Each day passed is a day to remember no more, for if one spends their present in memory too long, one becomes an interpretor of dreams long gone, and never a dreamer of tomorrow. Now, awake! Live in the present.



I spent a lot of years thinking about the past while the present crawled away; passed right under my nose. Then, I wondered "where did all the years go?" And I realized the only thing I knew anything about with expertise was my memories. The trouble with most human beings is that they remember the worst things rather than saturating themselves with the good memories, and better yet, saturating themselves with the present.

Why do we always hear about these great writers, singers, athletes....and their struggles...We savor the recordation of their aloneness, until we hear how they transcended them. And then, they are forgotten. It seems people like to think more about their struggles than their success out of them.

I am writing a book of poetry about the stages in peoples' lives: More Mercy, More Love: how people look back at their childhood, to teen, to young adulthood, to prime adulthood, to midlife, and beyond, and how they feel about their present circumstances. What I know most about is the memory of all those places. Don't ask me about each level unless it has already passed by me: then, I am expert. I find it is this way with many people. Perhaps they were given to thinking too much, or being too much alone, or simply having no one to share their thoughts with...

My habit has always been to reflect upon what has already happened, and then recording it through poetry. While reflecting I see the present as simply a place to rest. Is this good or bad? I don't know. I only know that it works for me.

I sometimes think I was born primarily to be a recorder. I record the sensations of time: battles between siblings, parents, friends; accidental observations of intimate moments between lovers, or prohibited encounters of others; moments of my own loss, and the loss of others; moments of hope and then loss of hope; moments of shock and betrayal, and much more... All these observations I record in my poetry. The emotions of the events seem to me to be more telling than the actual event. I could never help being aware of my emotions in the wake of some traumatic event--or untraumatic as well--which led me to define them through the contemplation of my own senses and the recordation of them as well as those demonstrative gestures of others. Events come and go, and we are all moving through life with any sort of catastrophe, failure or success hurdling through life like meteors, and which happen to us all. Yet, there are the emotions attached to them--the events. And that is what has always made me observe, reflect, and record.

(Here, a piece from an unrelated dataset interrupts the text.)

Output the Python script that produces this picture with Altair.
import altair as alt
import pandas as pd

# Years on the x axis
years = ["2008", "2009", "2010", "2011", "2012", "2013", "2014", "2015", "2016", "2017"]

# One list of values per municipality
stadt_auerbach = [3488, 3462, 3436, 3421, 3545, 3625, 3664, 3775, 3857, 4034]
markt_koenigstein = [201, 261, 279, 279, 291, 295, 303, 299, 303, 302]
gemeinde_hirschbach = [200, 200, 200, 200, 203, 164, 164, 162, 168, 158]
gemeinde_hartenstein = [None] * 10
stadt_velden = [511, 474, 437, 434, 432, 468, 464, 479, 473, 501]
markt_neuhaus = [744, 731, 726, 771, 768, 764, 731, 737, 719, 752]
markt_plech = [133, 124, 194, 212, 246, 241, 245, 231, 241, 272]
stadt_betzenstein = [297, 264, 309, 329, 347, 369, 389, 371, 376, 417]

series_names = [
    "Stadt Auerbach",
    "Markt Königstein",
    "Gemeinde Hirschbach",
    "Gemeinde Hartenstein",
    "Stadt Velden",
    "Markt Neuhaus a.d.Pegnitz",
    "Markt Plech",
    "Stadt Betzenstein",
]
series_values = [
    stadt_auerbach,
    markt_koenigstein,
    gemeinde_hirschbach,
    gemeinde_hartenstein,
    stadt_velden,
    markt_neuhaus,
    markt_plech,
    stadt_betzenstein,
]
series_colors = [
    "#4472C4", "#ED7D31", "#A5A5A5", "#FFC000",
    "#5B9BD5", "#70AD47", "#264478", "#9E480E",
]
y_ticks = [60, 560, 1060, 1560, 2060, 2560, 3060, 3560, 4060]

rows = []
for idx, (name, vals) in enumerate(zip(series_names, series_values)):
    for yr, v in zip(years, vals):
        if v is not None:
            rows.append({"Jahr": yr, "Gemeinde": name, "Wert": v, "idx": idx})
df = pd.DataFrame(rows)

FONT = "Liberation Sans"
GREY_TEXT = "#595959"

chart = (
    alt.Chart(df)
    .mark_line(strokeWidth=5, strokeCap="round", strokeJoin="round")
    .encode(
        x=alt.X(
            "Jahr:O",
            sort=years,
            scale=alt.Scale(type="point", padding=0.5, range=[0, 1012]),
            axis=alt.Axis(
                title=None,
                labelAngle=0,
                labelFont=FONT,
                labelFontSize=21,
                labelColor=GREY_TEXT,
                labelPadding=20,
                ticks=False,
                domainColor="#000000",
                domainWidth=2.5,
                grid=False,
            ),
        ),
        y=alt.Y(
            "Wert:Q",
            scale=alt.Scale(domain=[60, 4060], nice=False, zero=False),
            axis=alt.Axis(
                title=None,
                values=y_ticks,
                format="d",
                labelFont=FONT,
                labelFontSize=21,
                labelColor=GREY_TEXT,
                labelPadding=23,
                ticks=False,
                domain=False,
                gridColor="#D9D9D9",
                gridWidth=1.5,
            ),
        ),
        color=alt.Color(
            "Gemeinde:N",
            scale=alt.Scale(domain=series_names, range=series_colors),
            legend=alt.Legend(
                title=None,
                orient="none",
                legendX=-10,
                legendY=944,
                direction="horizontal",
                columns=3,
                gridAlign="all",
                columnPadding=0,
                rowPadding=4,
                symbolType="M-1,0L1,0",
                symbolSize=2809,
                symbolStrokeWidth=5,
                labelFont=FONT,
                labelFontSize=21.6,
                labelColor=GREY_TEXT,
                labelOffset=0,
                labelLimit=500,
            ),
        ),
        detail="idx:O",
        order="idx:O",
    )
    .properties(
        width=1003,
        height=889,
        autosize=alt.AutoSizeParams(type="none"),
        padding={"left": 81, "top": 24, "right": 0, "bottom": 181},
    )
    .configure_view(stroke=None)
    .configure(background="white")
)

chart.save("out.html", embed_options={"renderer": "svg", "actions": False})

Friends have mentioned to me that I am insightful, or uncannily knowledgeable about their deepest fears, hopes, desires, sorrows, anticipations and joys. I don't work at this. It is what it is, as they say.

I spent my life just watching things and people around me, and attempting to define the activities in the structure of my own understanding, then filed them away in my own memory database. And when it came up again--the emotions--within a different event, I came to realize what kinds of events affect us deeply, and why some events affect some of us deeply, while hardly an emotion manifests in others...so empathy crept into me, and I experienced it with them--the emotional as well as the unemotional.

I've had my own share of traumatic and non-traumatic events and emotions. In fact, while observing and recording several incidences in time, I have missed my own alertness, and fallen into error in my own journey, even though I had notes on its folly. But, then I reflected upon how things happen over and over again--while we don't seem to learn the lesson, and communicate that on paper; record the history of it all.

I am reminded many times that my patterns of recordation could be detrimental to my health. I live so much in the memory and categorization of distinctive emotions and patterns of acute human conditions, that I know this might be something that is not good for me. Having a child-like nature is a requirement for one to become adult poets or writers, of which I am both.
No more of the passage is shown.